Aku 'ndhlela engayi ekhaya installation view
Group Exhibition · Curated by Phumelele Kunene

Aku 'ndhlela engayi ekhaya

Aku 'ndhlela engayi ekhaya at Sandton — installation view
Sandton
07 Feb – 29 Mar 2026
Curatorial Statement

By Phumelele Kunene

In this exhibition art operates as a language that speaks to both memory-keeping and future-imagining. Memory represents the past and history, while the future embodies the promise of freedom. Memory, inseparable from freedom, is not mere nostalgia; it becomes a strategy for survival and transformation. Amartya Sen, an economist and philosopher, argues that freedom is not just about rights, but about real opportunities and capabilities to live the life one values. Similarly, Max Weber's concept of life chances reminds us that our opportunities, and even our sense of possibility, are deeply shaped by the conditions we inherit: our homes, our histories, and the social structures that frame our lives.

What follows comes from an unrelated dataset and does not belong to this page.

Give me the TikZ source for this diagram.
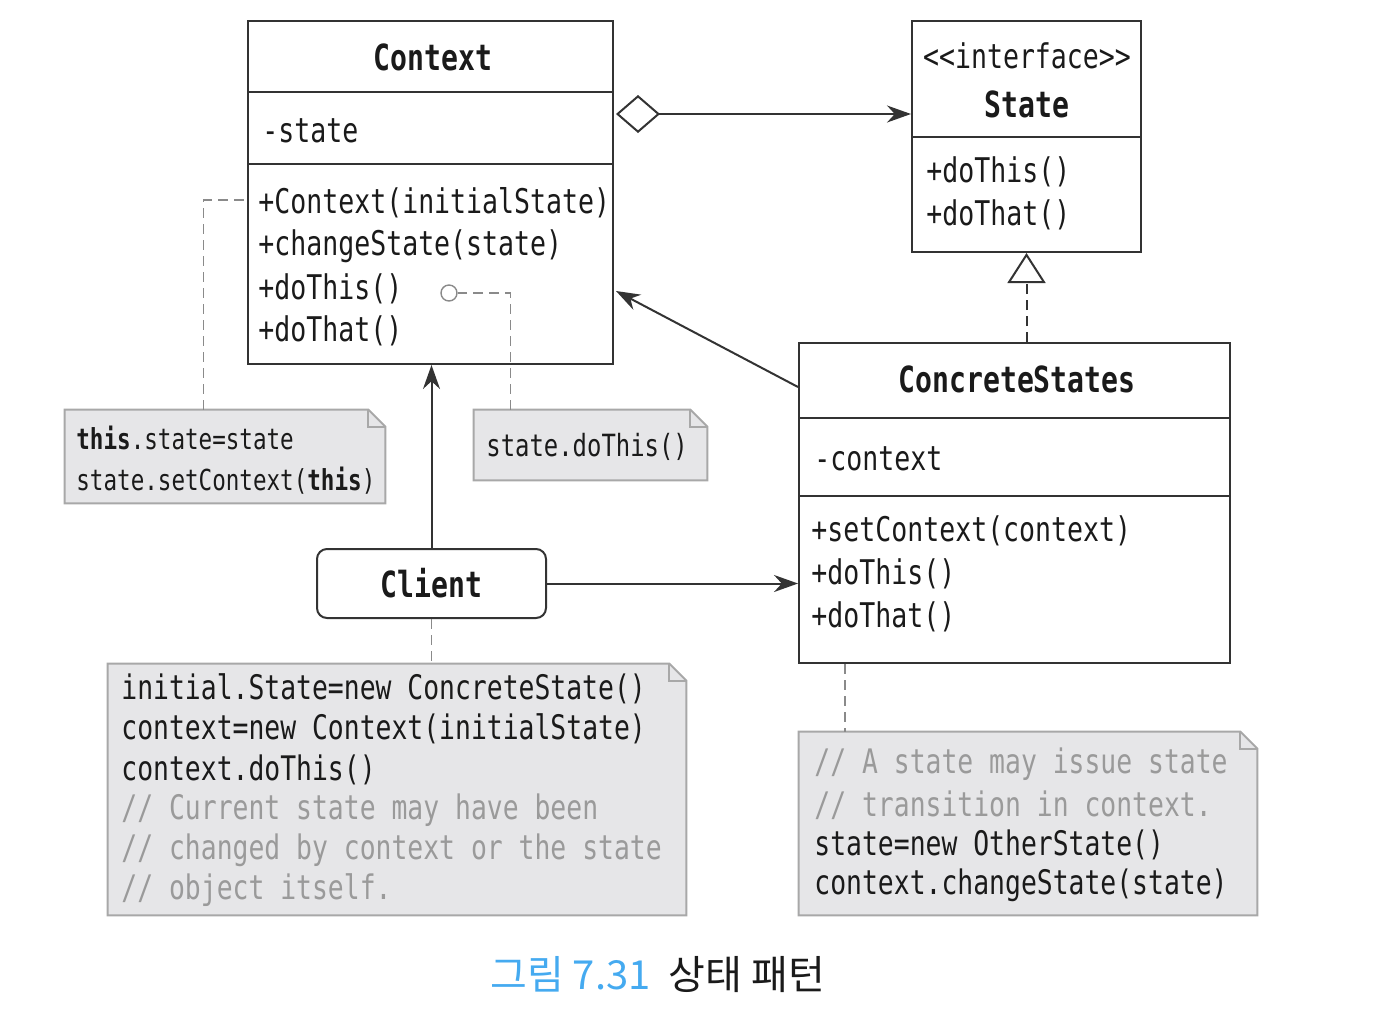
\documentclass[tikz,border=0pt]{standalone}
\usepackage{fontspec}
\newfontfamily\codefont[FakeStretch=0.781]{DejaVu Sans Mono}
\newfontfamily\krfont{Noto Sans CJK KR}
\usetikzlibrary{arrows.meta,fit,calc}
\definecolor{linec}{HTML}{333333}
\definecolor{textc}{HTML}{1A1A1A}
\definecolor{notefill}{HTML}{E6E6E8}
\definecolor{notedraw}{HTML}{A8A8A8}
\definecolor{commentc}{HTML}{9A9A9A}
\definecolor{capblue}{HTML}{45AAF0}
\definecolor{dashc}{HTML}{8A8A8A}
\tikzset{
  umlbox/.style={draw=linec, line width=1pt, inner sep=0pt},
  divider/.style={draw=linec, line width=1pt},
  txt/.style={anchor=west, inner sep=0pt, text=textc, font=\codefont\fontsize{17}{20}\selectfont},
  ttl/.style={inner sep=0pt, text=textc, font=\codefont\bfseries\fontsize{18}{21}\selectfont},
  ntxt/.style={anchor=west, inner sep=0pt, text=textc, align=left},
  notebg/.style={fill=notefill, draw=notedraw, line width=1pt},
  notefold/.style={draw=notedraw, line width=1pt},
  conn/.style={draw=linec, line width=1pt},
  notelink/.style={draw=dashc, line width=0.7pt, dash pattern=on 5pt off 3pt},
  realize/.style={draw=linec, line width=1pt, dash pattern=on 5pt off 3pt},
  tip/.style={-{Stealth[length=12pt,width=8.5pt]}},
}
\newcommand\mknote[5]{%
  \node[inner sep=0pt, fit={(#2,#3)(#4,#5)}] (#1) {};
  \draw[notebg] (#1.north west) -- ($(#1.north east)+(-17,0)$) -- ($(#1.north east)+(0,17)$) -- (#1.south east) -- (#1.south west) -- cycle;
  \draw[notefold] ($(#1.north east)+(-17,0)$) -- ($(#1.north east)+(-17,17)$) -- ($(#1.north east)+(0,17)$);
}
\begin{document}
\begin{tikzpicture}[x=0.5pt, y=-0.5pt]
\useasboundingbox (0,0) rectangle (1398,1014);

% ---------- Context ----------
\node[umlbox, fit={(248,21)(613,364)}] (ctx) {};
\draw[divider] (248,92) -- (613,92);
\draw[divider] (248,164) -- (613,164);
\node[ttl] (ctxT) at (433,57) {Context};
\node[txt] (ctxA) at (262,131) {-state};
\node[txt] (ctxM1) at (258,203) {+Context(initialState)};
\node[txt] (ctxM2) at (258,246) {+changeState(state)};
\node[txt] (ctxM3) at (258,289) {+doThis()};
\node[txt] (ctxM4) at (258,331) {+doThat()};

% ---------- State ----------
\node[umlbox, fit={(912,21)(1141,252)}] (st) {};
\draw[divider] (912,137) -- (1141,137);
\node[txt, anchor=center] (stS) at (1027,56) {<{}<interface>{}>};
\node[ttl] (stT) at (1027,104) {State};
\node[txt] (stM1) at (926,172) {+doThis()};
\node[txt] (stM2) at (926,215) {+doThat()};

% ---------- ConcreteStates ----------
\node[umlbox, fit={(799,343)(1230,663)}] (cs) {};
\draw[divider] (799,418) -- (1230,418);
\draw[divider] (799,496) -- (1230,496);
\node[ttl] (csT) at (1017,379) {ConcreteStates};
\node[txt] (csA) at (814,459) {-context};
\node[txt] (csM1) at (811,531) {+setContext(context)};
\node[txt] (csM2) at (811,574) {+doThis()};
\node[txt] (csM3) at (811,617) {+doThat()};

% ---------- Client ----------
\node[umlbox, rounded corners=5pt, minimum width=114.5pt, minimum height=34.5pt, ttl, draw=linec, line width=1pt] (cl) at (431.5,583.5) {Client};

% ---------- Notes ----------
\mknote{n1}{65}{410}{385}{503}
\node[ntxt, font=\codefont\fontsize{14.45}{17}\selectfont] (n1a) at (76,438) {\textbf{this}.state=state};
\node[ntxt, font=\codefont\fontsize{14.45}{17}\selectfont] (n1b) at (76,481) {state.setContext(\textbf{this})};

\mknote{n2}{474}{410}{707}{480}
\node[ntxt, font=\codefont\fontsize{15.3}{18}\selectfont] (n2a) at (486,447) {state.doThis()};

\mknote{n3}{108}{664}{686}{915}
\node[ntxt, font=\codefont\fontsize{16.9}{20}\selectfont] (n3a) at (121,689) {initial.State=new ConcreteState()};
\node[ntxt, font=\codefont\fontsize{16.9}{20}\selectfont] (n3b) at (121,729) {context=new Context(initialState)};
\node[ntxt, font=\codefont\fontsize{16.9}{20}\selectfont] (n3c) at (121,770) {context.doThis()};
\node[ntxt, font=\codefont\fontsize{16.9}{20}\selectfont, text=commentc] (n3d) at (121,810) {// Current state may have been};
\node[ntxt, font=\codefont\fontsize{16.9}{20}\selectfont, text=commentc] (n3e) at (121,850) {// changed by context or the state};
\node[ntxt, font=\codefont\fontsize{16.9}{20}\selectfont, text=commentc] (n3f) at (121,890) {// object itself.};

\mknote{n4}{799}{732}{1257}{915}
\node[ntxt, font=\codefont\fontsize{16.9}{20}\selectfont, text=commentc] (n4a) at (814,764) {// A state may issue state};
\node[ntxt, font=\codefont\fontsize{16.9}{20}\selectfont, text=commentc] (n4b) at (814,805) {// transition in context.};
\node[ntxt, font=\codefont\fontsize{16.9}{20}\selectfont] (n4c) at (814,845) {state=new OtherState()};
\node[ntxt, font=\codefont\fontsize{16.9}{20}\selectfont] (n4d) at (814,885) {context.changeState(state)};

% ---------- Connectors ----------
% aggregation Context <>--> State
\draw[conn, {Diamond[open,fill=white,length=22pt,width=19pt]}-{Stealth[length=12pt,width=8.5pt]}] ($(ctx.east |- 0,114)+(2,0)$) -- (st.west |- 0,114);
% realization ConcreteStates ..|> State
\draw[realize, -{Triangle[open,fill=white,length=15pt,width=19pt]}] (st.south |- cs.north) -- (st.south);
% ConcreteStates --> Context
\draw[conn, tip] (cs.west |- 0,387) -- ($(ctx.east |- 0,291)+(2,0)$);
% Client --> Context
\draw[conn, tip] (cl.north) -- (cl.north |- ctx.south);
% Client --> ConcreteStates
\draw[conn, tip] (cl.east) -- (cl.east -| cs.west);

% note links
\draw[notelink] ($(n1.north west)+(139,0)$) |- (ctx.west |- 0,200);
\node[circle, draw=dashc, line width=0.7pt, minimum size=8pt, inner sep=0pt] (dot) at (449,293) {};
\draw[notelink] ($(n2.north west)+(37,0)$) |- (dot.east);
\draw[notelink] (cl.south) -- (cl.south |- n3.north);
\coordinate (c4) at ($(cs.south west)+(47,0)$);
\draw[notelink] (c4) -- (c4 |- n4.north);

% ---------- Caption ----------
\node[anchor=west, inner sep=0pt, font=\krfont\fontsize{20}{24}\selectfont] (cap) at (490,975) {\textcolor{capblue}{그림 7.31}\hspace{9pt}\textcolor{textc}{상태 패턴}};
\end{tikzpicture}
\end{document}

This exhibition explores fragments of home — the spaces and conditions that shape us — through the intertwined themes of memory, freedom, and identity. Home here is not confined to walls; it is emotional, mental, and spiritual. It is a place that shapes and mirrors who we are, even when fractured by inequality and displacement. The participating artists engage with elements of home, mapping its complexities through personal narratives, cultural inheritances, and contested histories. Their works confront the contradictions of belonging and marginalisation while affirming resilience, creativity, and cultural survival.

Here, art becomes an act of resistance and imagination, turning historical weight into raw material for new possibilities. What was once meant to diminish becomes, through these images, a source of strength and beauty. Photography here is alchemized, not as a fixed image, but as a process. These works move beyond the point-and-shoot gesture, treating the photograph as material to be transformed. Through layering, experimentation, and hybrid techniques, each piece becomes a living object — assembled, altered, and reimagined — reflecting the complexity of memory and the multiplicity of identity.

This exhibition unfolds as a living archive, a site of witnessing and questioning. It invites viewers to slow down, reflect, and see art as both evidence and imagination, a bridge between the real and the remembered. It challenges dominant narratives and positions people not as passive subjects of history but as active agents shaping its future. This is an act of claiming space, of declaring: this is who we are, and this is the life we value.